Not quite. To buy into “Britney Jean,” one has to accept the retooled Britney from 2007, when she emerged from the head-shaving, paparazzi-assaulting, and K-Fed-marrying Britney of years past. “Blackout,” her comeback album from that year, pushed her vocals far behind the big beats, allowing her music to be less about her personal drama and more about the whims of her blue-chip production team.

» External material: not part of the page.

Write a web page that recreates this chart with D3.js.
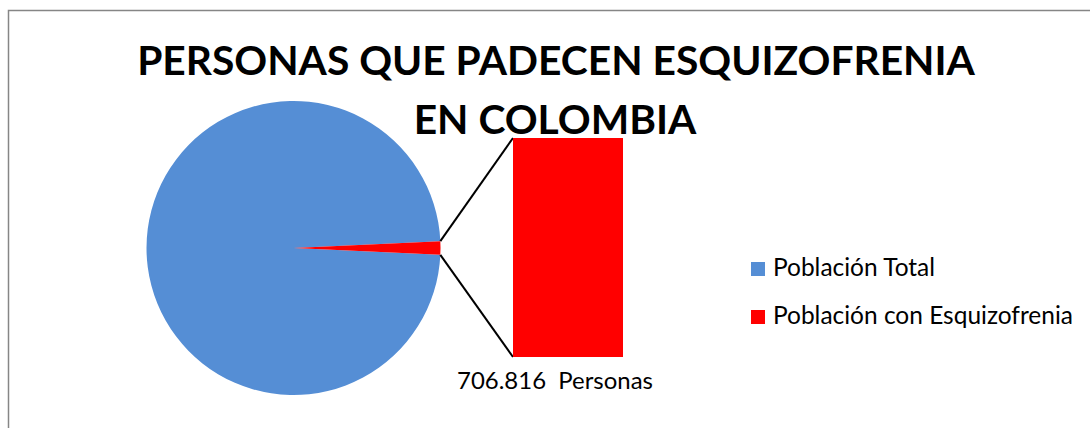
<!DOCTYPE html>
<html>
<head>
<meta charset="utf-8">
<script src="https://cdn.jsdelivr.net/npm/d3@7"></script>
<style>
  html, body { margin: 0; padding: 0; background: #fff; }
  svg { display: block; font-family: Lato, "Open Sans", sans-serif; }
</style>
</head>
<body>
<svg id="chart" width="1090" height="428"></svg>
<script>
// data
const categories = ["Población Total", "Población con Esquizofrenia"];
const values     = [47121089, 706816];
const colors     = ["#558ed5", "#ff0000"];
const titleLines = ["PERSONAS QUE PADECEN ESQUIZOFRENIA", "EN COLOMBIA"];
const barLabel   = "706.816  Personas";

const svg = d3.select("#chart");

// frame (runs off right / bottom like the source capture)
svg.append("rect")
  .attr("x", 8.5).attr("y", 10.5)
  .attr("width", 1200).attr("height", 500)
  .attr("fill", "none").attr("stroke", "#868686").attr("stroke-width", 1.5);

// scale font-size so text spans a given width
function fit(sel, w) {
  const len = sel.node().getComputedTextLength();
  const fs = parseFloat(sel.attr("font-size"));
  sel.attr("font-size", fs * w / len);
  return fs * w / len;
}

// title
const t1 = svg.append("text")
  .attr("x", 556).attr("y", 75)
  .attr("text-anchor", "middle")
  .attr("font-size", 44).attr("font-weight", "bold")
  .text(titleLines[0]);
const tfs = fit(t1, 838);
svg.append("text")
  .attr("x", 555).attr("y", 134)
  .attr("text-anchor", "middle")
  .attr("font-size", tfs).attr("font-weight", "bold")
  .text(titleLines[1]);

// pie
const cx = 293.5, cy = 248, r = 147;
const total = d3.sum(values);
const a = 2 * Math.PI * values[1] / total;
const s0 = Math.PI / 2 + a / 2;
const pie = d3.pie().sort(null).startAngle(s0).endAngle(s0 + 2 * Math.PI);
const arc = d3.arc().innerRadius(0).outerRadius(r);

const g = svg.append("g").attr("transform", `translate(${cx},${cy})`);
g.selectAll("path")
  .data(pie(values))
  .join("path")
    .attr("d", arc)
    .attr("fill", (d, i) => colors[i]);

// bar of pie
const barX = 513, barW = 110;
const y = d3.scaleLinear().domain([0, values[1]]).range([357, 138]);

const e1 = [cx + r * Math.cos(-a / 2), cy + r * Math.sin(-a / 2)];
const e2 = [cx + r * Math.cos(a / 2), cy + r * Math.sin(a / 2)];
svg.append("line")
  .attr("x1", e1[0]).attr("y1", e1[1])
  .attr("x2", barX).attr("y2", y(values[1]))
  .attr("stroke", "#000").attr("stroke-width", 2);
svg.append("line")
  .attr("x1", e2[0]).attr("y1", e2[1])
  .attr("x2", barX).attr("y2", y(0))
  .attr("stroke", "#000").attr("stroke-width", 2);

svg.append("rect")
  .attr("x", barX).attr("y", y(values[1]))
  .attr("width", barW).attr("height", y(0) - y(values[1]))
  .attr("fill", colors[1]);

const lab = svg.append("text")
  .attr("x", 555).attr("y", 389)
  .attr("text-anchor", "middle")
  .attr("font-size", 24).attr("fill", "#000")
  .attr("xml:space", "preserve")
  .style("white-space", "pre")
  .text(barLabel);
fit(lab, 196);

// legend
const leg = svg.append("g").attr("transform", "translate(751,0)");
const rows = leg.selectAll("g")
  .data(categories)
  .join("g")
    .attr("transform", (d, i) => `translate(0,${262 + i * 48})`);
rows.append("rect")
  .attr("width", 14).attr("height", 14)
  .attr("fill", (d, i) => colors[i]);
const legTexts = rows.append("text")
  .attr("x", 22).attr("y", 14)
  .attr("font-size", 22).attr("fill", "#000")
  .text(d => d);
fit(d3.select(legTexts.nodes()[1]), 300);
d3.select(legTexts.nodes()[0]).attr("font-size", d3.select(legTexts.nodes()[1]).attr("font-size"));
</script>
</body>
</html>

This new album is lockstep with that album, as it is the two others (2008’s “Circus” and 2011’s “Femme Fatale”) squeezed between both. In this incarnation, will.i.am of the Black Eyed Peas is executive producing, which means each song is packed with studio fizz and fits the funk firmly on the Euro dance floor.
Under his direction, the majority of these 10 songs fit the current EDM mold, with co-producers William Orbit, David Guetta, Diplo and others brought in to layer the most hypnotic elements of trance music (“Alien,” “Body Ache”) and the synths and stuttering beats of dubstep (“Tik Tik Boom,” “Til It’s Gone”). Then there’s “Work B—-,” the album’s first single released this fall, a cold-as-steel siren call to living the high life (“you want a hot body?/you want a Maserati?), which thumps mightier than Thor’s hammer.
The continuity of “Britney Jean” with the post-“Blackout” albums works against it. Four albums into her rejuvenation, the tricks are too familiar, the sounds not as fresh. One essential trait Gaga, Katy and Miley have that Spears woefully lacks is vocal power. Here, she’s veiled behind the studio confetti. On the softer moments (“Passenger,” “Perfume”), Spears’ nasal vocals don’t cut it, while on the core bangers (“Alien,” “It Should Be Easy”), she’s once again overreliant on vocal enhancement software that robotizes her every utterance.
Removing herself from her tabloid past is understandable, but removing herself from herself, where vulnerability vanishes, represents a missed opportunity. This is metal machine music even Lou Reed would find without heart.